I am an Australian citizen and just about to apply for US citizenship.
Is there anything special I need to do to keep my Aussie citizenship or just complete the N400, etc?
The Oath of Allegiance makes it sound like I lose my citizenship...

thanks


----------



## nat21 (Oct 10, 2010)

irok said:


> I am an Australian citizen and just about to apply for US citizenship.
> Is there anything special I need to do to keep my Aussie citizenship or just complete the N400, etc?
> The Oath of Allegiance makes it sound like I lose my citizenship...
> 
> thanks


You will still have your Australian citizenship after becoming an US citizen but the US will not recognize your Australian citizenship after. You will also need to use your US passport when entering and leaving the US and it's territories.


----------



## irok (Jan 10, 2008)

nat21 said:


> You will still have your Australian citizenship after becoming an US citizen but the US will not recognize your Australian citizenship after. You will also need to use your US passport when entering and leaving the US and it's territories.


Ok, thanks.


----------



## MarylandNed (May 11, 2010)

nat21 said:


> You will still have your Australian citizenship after becoming an US citizen but the US will not recognize your Australian citizenship after. You will also need to use your US passport when entering and leaving the US and it's territories.


Not quite - the US does recognize the concept of dual (or multiple) citizenship.

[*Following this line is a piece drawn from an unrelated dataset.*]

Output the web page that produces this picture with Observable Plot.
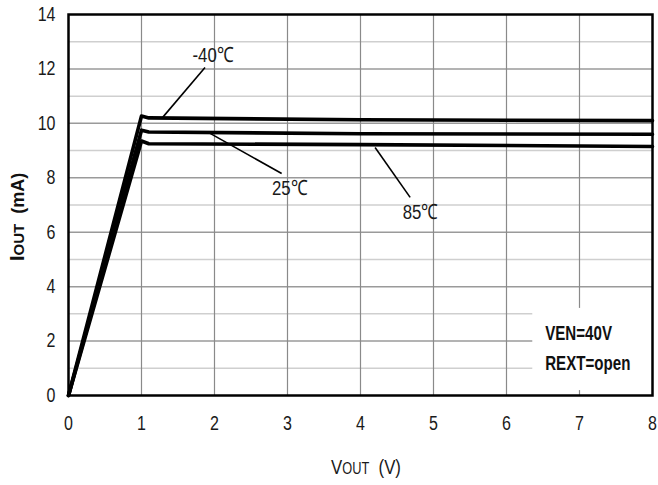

US State Department Services Dual Nationality

Also, I know people who could not get security clearance for jobs requiring US citizenship because they also hold a foreign citizenship. If the US simply didn't recognize the foreign citizenship, there wouldn't have been an issue.


----------



## MarylandNed (May 11, 2010)

irok said:


> I am an Australian citizen and just about to apply for US citizenship.
> Is there anything special I need to do to keep my Aussie citizenship or just complete the N400, etc?
> The Oath of Allegiance makes it sound like I lose my citizenship...
> 
> thanks


Australia allows its citizens to hold multiple citizenships so you'll still be an Australian citizen: 

Australian Citizenship : Dual citizenship

Before Apr 4, 2002 you would have automatically lost your Australian citizenship by becoming the citizen of another country:

Australian Citizenship : Losing your citizenship

Every country is different but Australia is one that does not recognize the renunciation oath (that you take as part of becoming the US citizenship). If you want to cease to be an Australian citizen, you have to take specific steps to renounce your Australian citizenship:

Australian Citizenship : Giving up your citizenship


----------



## irok (Jan 10, 2008)

MarylandNed said:


> Australia allows its citizens to hold multiple citizenships so you'll still be an Australian citizen:
> 
> Australian Citizenship : Dual citizenship
> 
> ...


Ah, that's good to know, thanks


----------



## Fatbrit (May 8, 2008)

irok said:


> I am an Australian citizen and just about to apply for US citizenship.
> Is there anything special I need to do to keep my Aussie citizenship or just complete the N400, etc?
> The Oath of Allegiance makes it sound like I lose my citizenship...
> 
> thanks


The best FAQ I know on US dual citizenship is always worth a read for those making the plunge.

Dual Citizenship FAQ


----------



## irok (Jan 10, 2008)

Fatbrit said:


> The best FAQ I know on US dual citizenship is always worth a read for those making the plunge.
> 
> Dual Citizenship FAQ


Thanks


----------



## Weebie (Sep 16, 2009)

I have Dual Australian/US you'll be fine.


----------